§ GOAL OF THE EXERCISE: Find the lines containing the word "this" and copy every one of them.

§ STORED RECORDS:
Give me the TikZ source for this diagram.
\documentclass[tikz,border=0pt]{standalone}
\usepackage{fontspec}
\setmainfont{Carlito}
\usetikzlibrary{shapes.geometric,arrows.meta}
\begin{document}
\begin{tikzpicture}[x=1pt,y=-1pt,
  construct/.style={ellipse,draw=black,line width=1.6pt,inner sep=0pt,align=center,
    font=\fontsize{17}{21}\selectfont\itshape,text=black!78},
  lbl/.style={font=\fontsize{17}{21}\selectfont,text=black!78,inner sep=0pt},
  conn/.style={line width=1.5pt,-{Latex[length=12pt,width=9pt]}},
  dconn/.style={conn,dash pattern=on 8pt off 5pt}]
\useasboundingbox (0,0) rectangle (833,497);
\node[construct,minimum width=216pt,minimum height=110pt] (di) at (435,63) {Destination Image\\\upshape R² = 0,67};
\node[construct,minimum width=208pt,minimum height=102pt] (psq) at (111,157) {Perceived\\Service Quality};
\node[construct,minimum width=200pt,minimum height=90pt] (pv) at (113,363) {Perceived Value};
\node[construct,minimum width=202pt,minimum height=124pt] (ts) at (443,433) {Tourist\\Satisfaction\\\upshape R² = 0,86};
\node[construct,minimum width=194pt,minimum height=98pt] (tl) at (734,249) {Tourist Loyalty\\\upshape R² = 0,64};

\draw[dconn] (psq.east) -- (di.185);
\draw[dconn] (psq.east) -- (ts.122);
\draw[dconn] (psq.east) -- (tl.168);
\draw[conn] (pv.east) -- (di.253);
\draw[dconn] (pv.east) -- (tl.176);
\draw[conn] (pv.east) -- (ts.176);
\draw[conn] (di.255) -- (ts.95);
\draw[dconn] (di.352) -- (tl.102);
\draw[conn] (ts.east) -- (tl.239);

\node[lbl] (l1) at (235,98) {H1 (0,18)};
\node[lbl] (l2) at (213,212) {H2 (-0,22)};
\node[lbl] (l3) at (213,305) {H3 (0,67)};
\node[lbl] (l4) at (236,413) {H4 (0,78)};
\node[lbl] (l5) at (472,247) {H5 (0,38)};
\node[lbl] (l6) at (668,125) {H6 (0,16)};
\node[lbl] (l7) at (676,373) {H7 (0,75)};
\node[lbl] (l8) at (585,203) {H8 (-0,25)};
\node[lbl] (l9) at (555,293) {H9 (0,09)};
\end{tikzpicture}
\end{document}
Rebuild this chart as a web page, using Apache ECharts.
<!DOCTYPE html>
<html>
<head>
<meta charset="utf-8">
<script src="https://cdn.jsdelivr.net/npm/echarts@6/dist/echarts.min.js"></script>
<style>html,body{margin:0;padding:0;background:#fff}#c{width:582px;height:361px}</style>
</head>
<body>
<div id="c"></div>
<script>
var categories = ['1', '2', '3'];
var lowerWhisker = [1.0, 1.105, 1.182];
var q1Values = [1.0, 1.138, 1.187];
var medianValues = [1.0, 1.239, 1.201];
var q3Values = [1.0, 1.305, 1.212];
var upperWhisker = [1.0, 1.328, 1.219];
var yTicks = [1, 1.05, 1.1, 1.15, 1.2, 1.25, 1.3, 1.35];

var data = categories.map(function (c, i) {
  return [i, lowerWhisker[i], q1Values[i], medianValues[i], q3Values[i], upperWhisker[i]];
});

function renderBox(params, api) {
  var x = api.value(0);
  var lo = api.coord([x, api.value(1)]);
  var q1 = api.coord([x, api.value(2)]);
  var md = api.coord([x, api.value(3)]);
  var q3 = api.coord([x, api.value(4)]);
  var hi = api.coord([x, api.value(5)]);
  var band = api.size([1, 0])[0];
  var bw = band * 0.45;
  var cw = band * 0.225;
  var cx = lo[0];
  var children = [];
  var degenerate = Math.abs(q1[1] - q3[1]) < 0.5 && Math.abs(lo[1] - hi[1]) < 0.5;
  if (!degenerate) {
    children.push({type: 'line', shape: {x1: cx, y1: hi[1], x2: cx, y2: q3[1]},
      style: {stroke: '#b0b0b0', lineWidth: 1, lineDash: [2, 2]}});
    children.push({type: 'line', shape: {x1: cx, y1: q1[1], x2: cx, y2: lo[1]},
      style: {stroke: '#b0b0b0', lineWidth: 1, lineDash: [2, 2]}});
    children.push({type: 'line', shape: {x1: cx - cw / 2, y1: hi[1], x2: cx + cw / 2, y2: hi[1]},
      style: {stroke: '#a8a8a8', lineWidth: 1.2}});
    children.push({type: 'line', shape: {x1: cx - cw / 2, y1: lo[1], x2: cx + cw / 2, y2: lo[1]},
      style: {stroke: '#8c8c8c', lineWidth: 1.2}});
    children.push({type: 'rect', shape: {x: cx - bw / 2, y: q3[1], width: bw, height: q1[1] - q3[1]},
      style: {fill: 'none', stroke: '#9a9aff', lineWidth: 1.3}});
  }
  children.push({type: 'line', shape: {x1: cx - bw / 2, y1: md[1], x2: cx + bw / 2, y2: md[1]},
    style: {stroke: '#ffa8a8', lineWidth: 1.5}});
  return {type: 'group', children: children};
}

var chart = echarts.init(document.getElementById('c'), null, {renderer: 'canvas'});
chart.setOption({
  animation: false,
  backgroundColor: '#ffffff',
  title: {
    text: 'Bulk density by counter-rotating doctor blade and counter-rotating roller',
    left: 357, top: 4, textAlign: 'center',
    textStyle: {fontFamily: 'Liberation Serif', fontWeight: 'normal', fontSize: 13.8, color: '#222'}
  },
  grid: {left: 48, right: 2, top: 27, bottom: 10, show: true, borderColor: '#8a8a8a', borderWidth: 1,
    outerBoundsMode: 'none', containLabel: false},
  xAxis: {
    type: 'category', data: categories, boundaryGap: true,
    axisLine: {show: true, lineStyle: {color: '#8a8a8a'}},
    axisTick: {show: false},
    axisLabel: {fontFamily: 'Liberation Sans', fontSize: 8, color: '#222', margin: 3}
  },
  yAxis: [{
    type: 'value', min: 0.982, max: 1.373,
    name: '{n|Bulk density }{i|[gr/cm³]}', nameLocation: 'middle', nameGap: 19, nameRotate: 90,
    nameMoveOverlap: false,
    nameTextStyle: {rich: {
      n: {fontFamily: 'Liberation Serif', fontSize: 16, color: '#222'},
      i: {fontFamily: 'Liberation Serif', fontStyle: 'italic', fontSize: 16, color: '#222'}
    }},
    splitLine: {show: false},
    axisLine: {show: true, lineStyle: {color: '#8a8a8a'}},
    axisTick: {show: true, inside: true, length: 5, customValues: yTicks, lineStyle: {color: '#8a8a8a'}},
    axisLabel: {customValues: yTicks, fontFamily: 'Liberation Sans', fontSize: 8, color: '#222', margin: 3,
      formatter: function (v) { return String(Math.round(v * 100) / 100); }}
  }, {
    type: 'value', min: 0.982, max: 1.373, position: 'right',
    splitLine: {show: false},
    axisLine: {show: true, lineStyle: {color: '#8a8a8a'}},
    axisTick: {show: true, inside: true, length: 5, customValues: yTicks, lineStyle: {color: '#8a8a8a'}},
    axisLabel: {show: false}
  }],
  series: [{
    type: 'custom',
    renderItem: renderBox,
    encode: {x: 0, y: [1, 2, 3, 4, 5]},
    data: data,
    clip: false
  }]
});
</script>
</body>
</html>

§ EXERCISE OUTPUT:
Give me the TikZ source for this diagram.
Rebuild this chart as a web page, using Apache ECharts.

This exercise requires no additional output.